В стилевом плане поэта интересует богатая русская фразеология. Он в ряде случаев пересоздает или «восстанавливает» внутреннюю форму слова[66], пословицы и поговорки («А кровь — она, ох, красна на миру» — из «Смерть на миру красна»). В финале, семантически наиболее значимой части, «В чистом поле — дожди» («В чистом поле — дожди косые» «парафразирует» образность «Жди меня» K. M. Симонова) поэтически подчеркивается этимология и внутренняя форма слова спасибо (из спаси Бог):
И я готов на любую дыбу.
Подними меня, милая, ох!
Я за все говорю — спасибо.
Ох, спаси меня, спаси Бог!
В чистом поле — дожди
Поэт создает насыщенный образ из собственного искупительного служения поэтическим даром[67] («я готов на любую дыбу»), из отношения к жизни и ее бедам («Я за все говорю — спасибо»[68]), и укрепляющей молитвы, возможно, на грани отчаяния («Ох, спаси меня, спаси Бог!»). «Сгущающий» содержание образ — не только дважды обозначенная (спаси) этимологическая развертка слова спасибо, но и созвучие, завершающее соседние строки: спасибо — спаси Бог. Ряд возникающих ассоциаций (поэт как бы переходит от благодарственной к горячей просительной молитве) тем богаче, что рифмой это созвучие родственных слов не является, так как рифмуются соответственно дыбу — спасибо, ох-Бог [бох], что в семантическом плане тоже немаловажно.
Поэт в данном случае опирается на христианскую традицию, свойственное литургической поэзии внимание к образу, заключенному в слове молитвы. «Оживление» внутренней формы слова и имени через сопоставления различного характера свойственно церковным текстам различного времени создания и литературе отечественного барокко (Симеон Полоцкий). М. Ф. Мурьянов отмечал: «…Гимнограф не упускает повода раскрыть поэтическими пояснениями те или иные грани смысла слова, которое стало личным именем чествуемого святого»[69]. Это касается и образа Спасителя, к которому в молитвах распространено обращение Душеспасче (повтор корня), и тропарей и кондаков святым. Так, кондак свт. патриарху Тихону начинается с символического осмысления его имени: «Тихостию нрава украшен, кротость и милосердие кающимся являй…»; св. Андрей Первозванный в кондаке назван «мужества тезоименитым» (Андрей с греч. — мужественный), а сщмч. митрополит Серафим (Чичагов) — «служителем пламенным Святыя Троицы» (Серафим с греч. — пламенный)[70].
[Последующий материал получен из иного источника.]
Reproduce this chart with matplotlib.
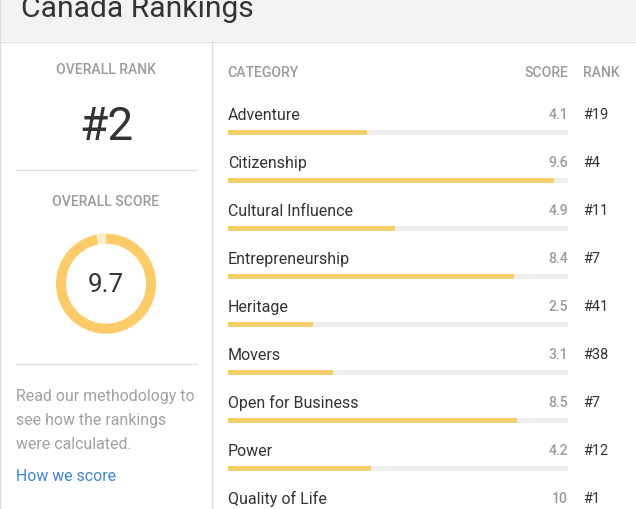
import matplotlib
matplotlib.use("Agg")
import matplotlib.pyplot as plt
from matplotlib.patches import Rectangle

plt.rcParams['font.family'] = ['Roboto', 'DejaVu Sans']

categories = ["Adventure", "Citizenship", "Cultural Influence", "Entrepreneurship",
              "Heritage", "Movers", "Open for Business", "Power", "Quality of Life"]
scores = [4.1, 9.6, 4.9, 8.4, 2.5, 3.1, 8.5, 4.2, 10]
score_labels = ["4.1", "9.6", "4.9", "8.4", "2.5", "3.1", "8.5", "4.2", "10"]
ranks = ["#19", "#4", "#11", "#7", "#41", "#38", "#7", "#12", "#1"]
overall_score = 9.7
overall_rank = "#2"
score_max = 10

W, H = 636, 510
fig = plt.figure(figsize=(W / 100, H / 100), dpi=100, facecolor="white")

def px(pixels):
    return pixels * 72 / 100

# page frame, in pixel coordinates
bg = fig.add_axes([0, 0, 1, 1])
bg.set_xlim(0, W)
bg.set_ylim(H, 0)
bg.axis("off")
bg.add_patch(Rectangle((0, 0), W, 42, fc="#f3f3f3", ec="none"))
LINE = "#dcdcdc"
bg.plot([0, W], [42.5, 42.5], color=LINE, lw=0.9)
bg.plot([0, 0], [0, H], color=LINE, lw=0.9)
bg.plot([212, 212], [42, H], color=LINE, lw=0.9)
bg.plot([16, 196.5], [170.5, 170.5], color=LINE, lw=0.9)
bg.plot([16, 196.5], [364.5, 364.5], color=LINE, lw=0.9)

DARK, GREY = "#333333", "#9b9b9b"
bg.text(21, 17, "Canada Rankings", fontsize=px(30), color=DARK, va="baseline")
bg.text(106, 74, "OVERALL RANK", fontsize=px(14), color=GREY, ha="center", va="baseline", fontweight="medium")
bg.text(106.5, 140, overall_rank, fontsize=px(46), color=DARK, ha="center", va="baseline")
bg.text(106, 206, "OVERALL SCORE", fontsize=px(14), color=GREY, ha="center", va="baseline", fontweight="medium")
for y, line in zip([401, 425, 449], ["Read our methodology to", "see how the rankings", "were calculated."]):
    bg.text(15.5, y, line, fontsize=px(15.9), color="#a0a0a0", va="baseline")
bg.text(15.5, 481, "How we score", fontsize=px(15.9), color="#3b86e0", va="baseline")
bg.text(227.5, 77, "CATEGORY", fontsize=px(14), color=GREY, va="baseline", fontweight="medium")
bg.text(568, 77, "SCORE", fontsize=px(14), color=GREY, ha="right", va="baseline", fontweight="medium")
bg.text(583.5, 77, "RANK", fontsize=px(14), color=GREY, va="baseline", fontweight="medium")

# bars: one row every 48 px, first bar centred at y = 133.5 px
top, rows_visible = 109.5, (H - 109.5) / 48
bars = fig.add_axes([228 / W, 0, 340 / W, (H - top) / H])
bars.set_xlim(0, score_max)
bars.set_ylim(rows_visible - 0.5, -0.5)
bars.axis("off")
y_pos = list(range(len(categories)))
bars.barh(y_pos, [score_max] * len(scores), height=5 / 48, color="#eeeeee", lw=0)
bars.barh(y_pos, scores, height=5 / 48, color="#f2cf6b", lw=0)

for i, (c, s, r) in enumerate(zip(categories, score_labels, ranks)):
    bars.annotate(c, (0, i), xytext=(0, 13.5 * 0.72), textcoords="offset points",
                  fontsize=px(16), color=DARK, va="baseline", annotation_clip=False)
    bars.annotate(s, (score_max, i), xytext=(0, 14.5 * 0.72), textcoords="offset points",
                  fontsize=px(14), color=GREY, ha="right", va="baseline", annotation_clip=False, fontweight="medium")
    bars.annotate(r, (score_max, i), xytext=(15.5 * 0.72, 14.5 * 0.72), textcoords="offset points",
                  fontsize=px(14.5), color=DARK, va="baseline", annotation_clip=False)

# donut
d = 104
donut = fig.add_axes([(106 - d / 2) / W, 1 - (284.7 + d / 2) / H, d / W, d / H])
donut.pie([overall_score, score_max - overall_score], colors=["#fdcb67", "#faeccb"], startangle=90,
          counterclock=False, radius=1, wedgeprops=dict(width=0.2, lw=0))
donut.set_xlim(-1.04, 1.04)
donut.set_ylim(-1.04, 1.04)
donut.text(0, 0.0, str(overall_score), fontsize=px(26), color=DARK, ha="center", va="center")

fig.savefig("out.png", dpi=100)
В «Слете-симпозиуме», создающем развернутый образ жанра современного документа — стенограммы, поэтически «оживляется» внутренняя форма иностранного и модного на воссоздаваемый исторический момент слова мелиорация. На празднословие официальных речей указано его поэтической этимологией: мели-мели-мели-орация (ср. о пустословии: «мели, Емеля, твоя неделя»). В различных вариантах строки образ оказывается иным, комически обыгрывается наличие нескольких орфограмм в слове, сложность его написания для малообразованного, но пытающегося «пустить пыль в глаза» человека, «начальника»: «Прополка, культивация, мели… нет, меле-орация», «Прополка, культивация, мели… нет, меле… ме-ме-орация», «Прополка, культивация, мели… не помню, как слово пишется, …орация»[71]. Башлачёв в этой связи выступает объективным продолжателем сатиры В. В. Маяковского, М. М. Зощенко (строившейся, впрочем, на иных стилевых основаниях), сопоставим со своим старшим современником B. C. Высоцким, стиль которого он в некоторых речевых образах «портретирует»[72] (триптих или, по первому варианту, «складень» — ассоциация с иконой — «Слыша B. C. Высоцкого»).
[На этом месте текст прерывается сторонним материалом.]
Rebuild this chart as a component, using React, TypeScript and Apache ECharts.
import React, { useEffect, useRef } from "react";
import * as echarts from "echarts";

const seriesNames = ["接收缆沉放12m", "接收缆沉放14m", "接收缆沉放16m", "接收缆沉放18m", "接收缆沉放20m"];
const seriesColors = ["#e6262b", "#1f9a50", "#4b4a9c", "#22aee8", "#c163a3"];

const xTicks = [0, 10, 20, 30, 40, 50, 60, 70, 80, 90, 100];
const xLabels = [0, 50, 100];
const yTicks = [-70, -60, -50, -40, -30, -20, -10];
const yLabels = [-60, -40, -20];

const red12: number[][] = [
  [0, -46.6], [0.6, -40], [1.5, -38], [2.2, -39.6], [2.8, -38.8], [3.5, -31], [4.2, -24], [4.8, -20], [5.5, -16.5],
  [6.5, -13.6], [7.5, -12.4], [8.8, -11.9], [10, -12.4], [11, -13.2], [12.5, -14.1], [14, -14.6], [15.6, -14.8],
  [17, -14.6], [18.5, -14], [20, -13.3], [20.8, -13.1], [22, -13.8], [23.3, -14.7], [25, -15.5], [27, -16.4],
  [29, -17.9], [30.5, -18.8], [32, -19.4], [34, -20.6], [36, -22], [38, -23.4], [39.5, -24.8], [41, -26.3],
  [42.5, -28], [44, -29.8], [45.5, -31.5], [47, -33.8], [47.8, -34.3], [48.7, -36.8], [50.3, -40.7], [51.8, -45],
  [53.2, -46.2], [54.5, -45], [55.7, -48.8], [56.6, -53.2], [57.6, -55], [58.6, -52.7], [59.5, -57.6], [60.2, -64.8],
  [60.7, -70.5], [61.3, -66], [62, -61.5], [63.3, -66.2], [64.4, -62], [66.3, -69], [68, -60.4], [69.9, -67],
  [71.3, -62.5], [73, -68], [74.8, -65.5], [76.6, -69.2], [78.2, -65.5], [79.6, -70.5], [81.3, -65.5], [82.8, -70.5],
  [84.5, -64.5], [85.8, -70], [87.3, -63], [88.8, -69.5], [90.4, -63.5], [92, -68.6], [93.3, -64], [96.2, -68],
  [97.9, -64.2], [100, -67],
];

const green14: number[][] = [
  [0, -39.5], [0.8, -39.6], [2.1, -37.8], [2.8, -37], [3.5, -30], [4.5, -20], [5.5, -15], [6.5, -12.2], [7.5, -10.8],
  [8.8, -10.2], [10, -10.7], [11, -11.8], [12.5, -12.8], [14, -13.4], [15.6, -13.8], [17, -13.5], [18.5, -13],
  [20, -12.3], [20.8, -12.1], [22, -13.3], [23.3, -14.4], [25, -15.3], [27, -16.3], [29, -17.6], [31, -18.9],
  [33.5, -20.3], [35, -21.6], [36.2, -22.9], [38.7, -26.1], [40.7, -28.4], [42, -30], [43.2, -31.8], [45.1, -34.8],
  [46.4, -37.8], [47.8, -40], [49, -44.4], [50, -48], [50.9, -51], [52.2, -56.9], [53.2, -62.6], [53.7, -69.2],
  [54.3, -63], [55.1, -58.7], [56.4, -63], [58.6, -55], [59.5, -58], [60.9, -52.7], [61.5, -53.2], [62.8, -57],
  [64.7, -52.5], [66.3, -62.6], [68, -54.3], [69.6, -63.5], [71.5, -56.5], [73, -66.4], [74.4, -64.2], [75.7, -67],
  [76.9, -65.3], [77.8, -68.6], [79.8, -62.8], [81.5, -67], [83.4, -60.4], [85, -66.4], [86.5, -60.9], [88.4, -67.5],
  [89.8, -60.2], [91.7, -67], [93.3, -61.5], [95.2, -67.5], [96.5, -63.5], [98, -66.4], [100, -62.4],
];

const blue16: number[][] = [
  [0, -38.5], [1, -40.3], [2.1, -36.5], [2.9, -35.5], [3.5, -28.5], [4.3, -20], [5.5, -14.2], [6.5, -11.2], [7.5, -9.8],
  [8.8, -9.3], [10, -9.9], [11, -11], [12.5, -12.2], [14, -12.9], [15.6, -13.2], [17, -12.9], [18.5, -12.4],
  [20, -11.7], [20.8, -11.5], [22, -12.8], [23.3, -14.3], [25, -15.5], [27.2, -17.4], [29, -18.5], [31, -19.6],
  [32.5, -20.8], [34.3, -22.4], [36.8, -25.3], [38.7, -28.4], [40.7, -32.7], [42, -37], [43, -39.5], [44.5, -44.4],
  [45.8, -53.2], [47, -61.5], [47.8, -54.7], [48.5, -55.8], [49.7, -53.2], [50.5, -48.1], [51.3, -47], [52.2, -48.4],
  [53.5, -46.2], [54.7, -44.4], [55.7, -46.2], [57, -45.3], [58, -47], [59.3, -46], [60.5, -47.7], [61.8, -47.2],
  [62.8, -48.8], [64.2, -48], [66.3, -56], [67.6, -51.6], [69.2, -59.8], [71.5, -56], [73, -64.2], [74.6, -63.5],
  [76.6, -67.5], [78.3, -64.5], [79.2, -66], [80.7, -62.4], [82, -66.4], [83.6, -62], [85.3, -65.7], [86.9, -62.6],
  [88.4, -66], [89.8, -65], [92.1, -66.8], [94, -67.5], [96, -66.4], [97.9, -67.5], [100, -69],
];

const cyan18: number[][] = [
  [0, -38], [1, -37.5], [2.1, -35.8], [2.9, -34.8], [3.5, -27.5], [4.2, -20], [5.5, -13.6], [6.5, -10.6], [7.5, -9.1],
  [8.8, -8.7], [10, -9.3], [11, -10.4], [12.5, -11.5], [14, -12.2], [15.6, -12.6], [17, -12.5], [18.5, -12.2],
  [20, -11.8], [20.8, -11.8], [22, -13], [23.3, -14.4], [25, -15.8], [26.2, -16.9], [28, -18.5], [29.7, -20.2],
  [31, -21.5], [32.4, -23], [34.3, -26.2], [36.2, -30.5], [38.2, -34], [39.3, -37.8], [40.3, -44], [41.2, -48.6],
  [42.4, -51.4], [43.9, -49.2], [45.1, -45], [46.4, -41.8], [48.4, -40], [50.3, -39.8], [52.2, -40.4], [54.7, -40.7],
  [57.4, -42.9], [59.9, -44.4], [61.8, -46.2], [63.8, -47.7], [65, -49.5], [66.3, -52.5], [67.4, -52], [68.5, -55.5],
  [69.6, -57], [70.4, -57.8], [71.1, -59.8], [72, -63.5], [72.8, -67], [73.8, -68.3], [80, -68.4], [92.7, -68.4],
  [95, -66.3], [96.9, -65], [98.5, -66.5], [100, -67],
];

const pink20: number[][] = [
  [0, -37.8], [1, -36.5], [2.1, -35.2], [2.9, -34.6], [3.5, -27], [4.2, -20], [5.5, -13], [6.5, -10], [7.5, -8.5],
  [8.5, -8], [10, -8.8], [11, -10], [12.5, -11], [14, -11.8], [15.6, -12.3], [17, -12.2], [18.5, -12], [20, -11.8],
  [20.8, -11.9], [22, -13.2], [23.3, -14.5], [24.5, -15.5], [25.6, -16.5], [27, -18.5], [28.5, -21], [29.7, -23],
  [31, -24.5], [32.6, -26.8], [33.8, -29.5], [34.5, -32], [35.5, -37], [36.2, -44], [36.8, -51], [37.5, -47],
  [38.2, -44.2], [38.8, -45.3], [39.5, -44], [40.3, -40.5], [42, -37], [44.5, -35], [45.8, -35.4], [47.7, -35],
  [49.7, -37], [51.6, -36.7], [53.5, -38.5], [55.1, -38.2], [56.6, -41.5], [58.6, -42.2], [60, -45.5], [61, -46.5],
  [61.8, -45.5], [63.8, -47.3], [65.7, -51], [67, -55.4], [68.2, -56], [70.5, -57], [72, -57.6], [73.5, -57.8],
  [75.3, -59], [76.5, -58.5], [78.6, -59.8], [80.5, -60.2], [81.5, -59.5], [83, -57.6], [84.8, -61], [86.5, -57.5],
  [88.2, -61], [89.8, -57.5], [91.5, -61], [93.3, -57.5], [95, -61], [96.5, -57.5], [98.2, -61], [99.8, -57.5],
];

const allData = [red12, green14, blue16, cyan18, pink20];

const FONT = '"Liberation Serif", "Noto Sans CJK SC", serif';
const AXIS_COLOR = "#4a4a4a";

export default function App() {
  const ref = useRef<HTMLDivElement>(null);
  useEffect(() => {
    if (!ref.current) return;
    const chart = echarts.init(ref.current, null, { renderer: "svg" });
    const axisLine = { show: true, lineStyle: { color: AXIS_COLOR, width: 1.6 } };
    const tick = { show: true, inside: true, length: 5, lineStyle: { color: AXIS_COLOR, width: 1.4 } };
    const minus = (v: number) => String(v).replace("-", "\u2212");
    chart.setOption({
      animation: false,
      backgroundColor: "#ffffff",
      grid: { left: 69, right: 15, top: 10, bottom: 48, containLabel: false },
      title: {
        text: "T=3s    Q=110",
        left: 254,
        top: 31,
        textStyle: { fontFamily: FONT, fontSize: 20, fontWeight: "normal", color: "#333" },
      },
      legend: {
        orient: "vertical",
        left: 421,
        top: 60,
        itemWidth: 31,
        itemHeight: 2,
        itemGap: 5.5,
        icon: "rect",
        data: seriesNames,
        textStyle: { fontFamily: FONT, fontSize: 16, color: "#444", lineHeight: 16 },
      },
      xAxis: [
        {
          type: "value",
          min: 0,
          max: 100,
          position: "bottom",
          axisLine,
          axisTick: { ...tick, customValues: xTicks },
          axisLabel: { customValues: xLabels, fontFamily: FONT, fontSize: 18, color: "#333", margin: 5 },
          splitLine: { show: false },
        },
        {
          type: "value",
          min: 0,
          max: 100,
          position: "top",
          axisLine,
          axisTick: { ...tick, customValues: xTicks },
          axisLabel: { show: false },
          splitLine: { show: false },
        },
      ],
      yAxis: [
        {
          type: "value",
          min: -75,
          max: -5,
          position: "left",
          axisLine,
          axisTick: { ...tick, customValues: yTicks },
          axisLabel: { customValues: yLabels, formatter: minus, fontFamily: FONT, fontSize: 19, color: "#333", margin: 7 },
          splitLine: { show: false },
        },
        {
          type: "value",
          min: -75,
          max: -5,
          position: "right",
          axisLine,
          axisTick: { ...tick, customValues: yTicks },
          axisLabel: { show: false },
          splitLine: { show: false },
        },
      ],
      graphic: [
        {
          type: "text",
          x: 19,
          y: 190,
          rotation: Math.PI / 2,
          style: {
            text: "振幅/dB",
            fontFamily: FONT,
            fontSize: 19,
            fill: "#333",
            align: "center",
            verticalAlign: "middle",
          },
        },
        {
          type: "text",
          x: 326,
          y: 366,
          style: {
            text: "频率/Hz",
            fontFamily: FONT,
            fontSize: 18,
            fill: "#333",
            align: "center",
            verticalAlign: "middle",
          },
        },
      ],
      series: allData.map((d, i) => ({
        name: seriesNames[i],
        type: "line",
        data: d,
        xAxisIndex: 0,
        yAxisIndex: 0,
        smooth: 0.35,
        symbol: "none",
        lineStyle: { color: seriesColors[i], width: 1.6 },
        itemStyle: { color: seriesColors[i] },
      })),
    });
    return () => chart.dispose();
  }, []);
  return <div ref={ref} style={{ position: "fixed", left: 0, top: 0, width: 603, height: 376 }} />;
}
Особая форма преломления традиций — жанровая. Башлачёв нередко уже в названиях своих текстов отсылает к конкретным жанрам — фольклорным («Егоркина былина») и литературным («Трагикомический роман», «Галактическая комедия», «Зимняя сказка»). Среди последних особое место принадлежит балладе. Балладная традиция обозначается по-разному: и в названии («Ванюша»), и в разворотах сюжета («Мельница», «Грибоедовский вальс»), и в деталях («Лихо»), и в характере героя («Все будет хорошо…»). О балладе, жанре, имеющем многовековую историю, трансформировавшемся в различных европейских культурах, В. Г. Белинский писал следующее: «В балладе поэт берет какое-нибудь фантастическое и народное предание или сам изобретает событие в этом роде. Но в ней главное не событие, а ощущение, которое оно возбуждает, дума, на которую оно наводит читателя»[73]. Этот акцент на ощущении и думе очень органичен для переосмысления балладной традиции Башлачёвым.